At the final Sarver Heart Center lecture of the season last week, Dr. Elizabeth Juneman defined heart failure as “any damage to the heart.”
As cardiologist and Associate Professor of Medicine at Sarver Heart Center at Banner University Medical Center, Juneman’s talk attracted an audience of more than 100. Many had questions while a line of others stayed after to ask one-on-one questions about their personal health.
“Heart failure is when the body is unable to move blood effectively out of the heart and into the body. It’s a weakness of heart muscle to move blood, a weakness of the heart muscle to relax causing breathlessness, ankle swelling and fatigue,” Juneman said, adding that many signs can be resolved quickly with diuretic therapy.
Heart failure is common and affects about five million people in the U.S. annually. Common as it is, it’s also serious, causing an estimated 250,000 deaths in the U.S. each year.
Juneman gave what appeared to be an alarming statistic and explained its cause: there are more deaths now from heart disease than in the 1900s. It’s because Americans are now living longer.
In the 1900s, there were more deaths from smoking; there was no treatment for high blood pressure and there was less physical activity. Americans died younger. Today, there are fewer massive heart attacks. People are living longer and dying from heart failure.
Of $28.8 billion spent on heart failure in the U.S. annually, $17.1 billion is spent on hospital and nursing care.
Irreversible risk factors are those that can’t be changed. They include advanced age, being male, and family history.
Reversible risk factors, those that can be changed, include high cholesterol, smoking, high blood pressure, hormones, physical inactivity, obesity and stress.
“Inactivity is a tremendous risk factor,” Juneman said, and listed other risks: diabetes, heart murmurs, having an enlarged heart and having a prior heart attack.
Knowing the signs of heart failure enables you to seek medical help promptly. Signs include ankle swelling, shortness of breath, coughing, unable to lie flat (need two pillows to elevate head), sudden weight gain, being cold to the touch (especially limbs), and being tired and lethargic.
Juneman suggests knowing your blood pressure and heart rate and checking your weight daily. Baseline weight should be checked early in the morning, without clothing and before eating.
She explained what is included in an initial clinical evaluation of a heart-failure patient. Beyond medical history and physical evaluation there are diagnostic tests, lab tests for liver, kidney and thyroid function, blood count, urine analysis and non-invasive cardiac imaging.
A physician will go through a lifestyle checklist that includes current medications, maintaining follow-up appointments, monitoring weight, proper diet, daily exercise, limiting alcohol and caffeine and avoiding tobacco.
Six surgeries are available to improve heart failure. They include an Auto Implantable Cardioverter Defibrillator, Cardiac Resynchronization Therapy, a Left Ventricle Assistive Device, Bypass Surgery, Heart Valve Surgery and Cardiac Transplant.
How to improve
Juneman said one cup of coffee a day is OK. So is one small glass of wine — after exercising.

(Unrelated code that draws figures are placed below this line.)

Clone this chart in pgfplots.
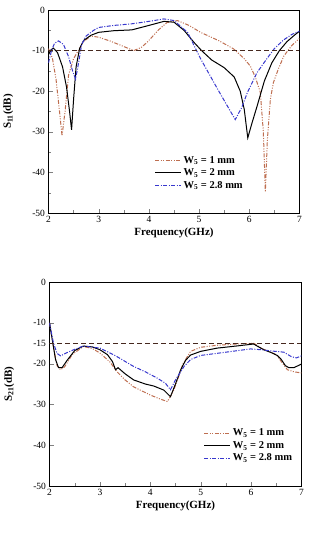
\documentclass[border=0pt]{standalone}
\usepackage{pgfplots}
\pgfplotsset{compat=1.18}
\usepackage{fontspec}
\setmainfont{Liberation Serif}
\definecolor{cbrown}{RGB}{190,110,80}
\definecolor{cblue}{RGB}{55,55,205}
\definecolor{cdash}{RGB}{70,40,30}
\pgfplotsset{
  myax/.style={
    scale only axis, width=251pt, height=203pt,
    xmin=2, xmax=7, ymin=-50, ymax=0,
    xtick={2,3,4,5,6,7}, minor x tick num=1,
    minor y tick num=1,
    tick align=inside, tick pos=left,
    ticklabel style={font=\fontsize{9.5}{11}\selectfont},
    /pgf/number format/assume math mode=true,
    xlabel={\textbf{Frequency(GHz)}},
    xlabel style={font=\fontsize{11}{13}\selectfont, yshift=2pt},
    ylabel style={font=\fontsize{11}{13}\selectfont},
    legend style={draw=none, fill=none, font=\bfseries\fontsize{10.5}{12}\selectfont, row sep=0pt, anchor=north west, cells={anchor=west}},
    legend image code/.code={\draw[#1] (0pt,0pt) -- (26pt,0pt);},
    every axis plot/.append style={line width=1pt},
  }
}
\begin{document}
\begin{tikzpicture}
\path (0,0) rectangle (309pt,550pt);
\begin{axis}[myax, at={(48pt,337pt)}, anchor=south west,
  ytick={-50,-40,-30,-20,-10,0},
  ylabel={\textbf{S\textsubscript{11}(dB)}},
  ylabel style={at={(axis description cs:-0.16,0.5)}, anchor=center},
  legend style={at={(axis description cs:0.41,0.30)}},
  clip=true]
\addplot[cbrown, dash pattern=on 4pt off 1.5pt on 1pt off 1.5pt on 1pt off 1.5pt] coordinates {
(2,-9.5) (2.08,-12) (2.15,-17) (2.22,-25) (2.27,-31) (2.33,-25) (2.4,-16) (2.5,-12) (2.57,-10.5) (2.7,-7.8) (2.84,-6.4) (3.0,-6.7) (3.24,-7.7) (3.5,-9) (3.7,-10) (3.85,-9.2) (3.97,-7.9) (4.2,-4.8) (4.36,-3.1) (4.57,-2.6) (4.8,-3.8) (5.03,-5.5) (5.4,-7.6) (5.69,-9.6) (5.9,-12) (6.02,-13.8) (6.12,-16.5) (6.22,-20.3) (6.28,-30) (6.32,-44.8) (6.36,-32) (6.42,-22) (6.48,-17.9) (6.58,-14.5) (6.69,-11.3) (6.85,-8.7) (7,-7)};
\addlegendentry{W\textsubscript{5} = 1 mm}
\addplot[black] coordinates {
(2,-11) (2.05,-9.8) (2.1,-9.4) (2.18,-10.5) (2.28,-14) (2.36,-19) (2.42,-25) (2.46,-29.5) (2.5,-22) (2.55,-14) (2.62,-9.5) (2.7,-7.5) (2.85,-6.2) (3.0,-5.5) (3.3,-5.1) (3.66,-4.9) (4.0,-3.8) (4.3,-2.8) (4.5,-3) (4.7,-5) (4.9,-8) (5.05,-10) (5.25,-12.3) (5.5,-14.2) (5.7,-16.5) (5.82,-20) (5.9,-24.5) (5.97,-31.5) (6.05,-28) (6.16,-23.5) (6.3,-17.5) (6.45,-13) (6.6,-10) (6.75,-7.8) (6.9,-6.2) (7,-5.2)};
\addlegendentry{W\textsubscript{5} = 2 mm}
\addplot[cblue, dash pattern=on 4pt off 1.5pt on 1pt off 1.5pt] coordinates {
(2,-13) (2.06,-10) (2.12,-8.2) (2.2,-7.6) (2.3,-8.5) (2.4,-11.5) (2.48,-15) (2.54,-17) (2.6,-13) (2.66,-8.5) (2.75,-6.4) (2.9,-5) (3.0,-4.3) (3.3,-3.8) (3.66,-3.4) (4.0,-2.8) (4.3,-2.2) (4.5,-2.6) (4.77,-5.5) (5.03,-12) (5.37,-19.5) (5.72,-27) (5.85,-24) (5.96,-20.4) (6.15,-15.5) (6.35,-12) (6.5,-9.5) (6.68,-7.4) (6.85,-6) (7,-5.2)};
\addlegendentry{W\textsubscript{5} = 2.8 mm}
\addplot[cdash, dash pattern=on 5pt off 3pt, forget plot] coordinates {(2,-10) (7,-10)};
\node[font=\fontsize{11}{13}\selectfont] at (axis description cs:0.5,-0.26) {(a)};
\end{axis}
\begin{axis}[myax, at={(49pt,64pt)}, anchor=south west, width=252pt, height=204pt,
  ytick={-50,-40,-30,-20,-15,-10,0},
  ylabel={\textbf{S\textsubscript{21}(dB)}},
  ylabel style={at={(axis description cs:-0.16,0.5)}, anchor=center},
  legend style={at={(axis description cs:0.60,0.30)}},
  clip=true]
\addplot[cbrown, dash pattern=on 4pt off 1.5pt on 1pt off 1.5pt on 1pt off 1.5pt] coordinates {
(2,-10) (2.08,-16) (2.15,-20.5) (2.22,-21.5) (2.3,-20.8) (2.45,-17.8) (2.67,-15.8) (2.85,-16.3) (3.0,-17.4) (3.2,-19.6) (3.34,-22) (3.5,-24) (3.67,-25.7) (4.0,-27.7) (4.2,-28.7) (4.34,-29.3) (4.45,-27) (4.54,-24) (4.65,-20) (4.8,-17) (5.0,-16) (5.33,-15.5) (5.7,-15.2) (6.05,-15) (6.25,-16.5) (6.5,-17.8) (6.6,-19.5) (6.72,-21.5) (6.85,-22) (7,-22.3)};
\addlegendentry{W\textsubscript{5} = 1 mm}
\addplot[black] coordinates {
(2,-10) (2.06,-14.5) (2.12,-19) (2.18,-21) (2.25,-21) (2.35,-19.2) (2.5,-16.8) (2.67,-15.7) (2.85,-15.9) (3.0,-16.6) (3.15,-17.8) (3.25,-19.5) (3.31,-21.5) (3.36,-21) (3.5,-22.5) (3.67,-24) (3.9,-25) (4.07,-25.5) (4.27,-26.5) (4.4,-28.1) (4.5,-25) (4.6,-21.6) (4.7,-19.2) (4.8,-17.9) (5.0,-17) (5.33,-16.2) (5.7,-15.7) (6.05,-15.2) (6.25,-16.6) (6.4,-17.3) (6.52,-18) (6.6,-19) (6.68,-20.5) (6.75,-21) (6.85,-21) (7,-20.1)};
\addlegendentry{W\textsubscript{5} = 2 mm}
\addplot[cblue, dash pattern=on 4pt off 1.5pt on 1pt off 1.5pt] coordinates {
(2,-10) (2.08,-15) (2.15,-17.5) (2.22,-18.1) (2.35,-17.3) (2.48,-16.6) (2.67,-15.7) (3.0,-16.2) (3.3,-18) (3.67,-20.7) (3.9,-22) (4.13,-23.5) (4.3,-24.8) (4.4,-26.4) (4.5,-24) (4.67,-20.7) (4.8,-19) (5.0,-18) (5.5,-17.2) (5.99,-16.4) (6.2,-16.6) (6.4,-16.9) (6.65,-17.2) (6.8,-18.3) (6.9,-18.6) (7,-18.1)};
\addlegendentry{W\textsubscript{5} = 2.8 mm}
\addplot[cdash, dash pattern=on 5pt off 3pt, forget plot] coordinates {(2,-15) (7,-15)};
\node[font=\fontsize{11}{13}\selectfont] at (axis description cs:0.5,-0.25) {(b)};
\end{axis}
\end{tikzpicture}
\end{document}
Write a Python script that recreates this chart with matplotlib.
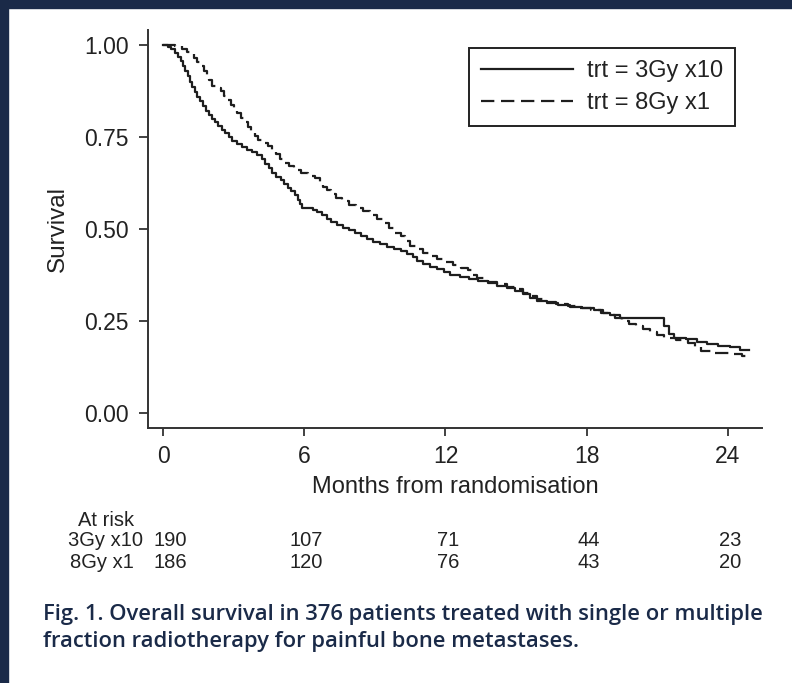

Take two grams of fish oil pills daily, maintain a low-salt diet, and monitor daily weight. And exercise.
People with heart failure who exercise do better. It’s important to remember anything you eat out will have a lot of salt.
“Heart failure is a chronic disease. It will never go away no matter how good you feel. But it can be treated so that you can continue to live your life.
“It’s a serious diagnosis, but we can help you to feel better.”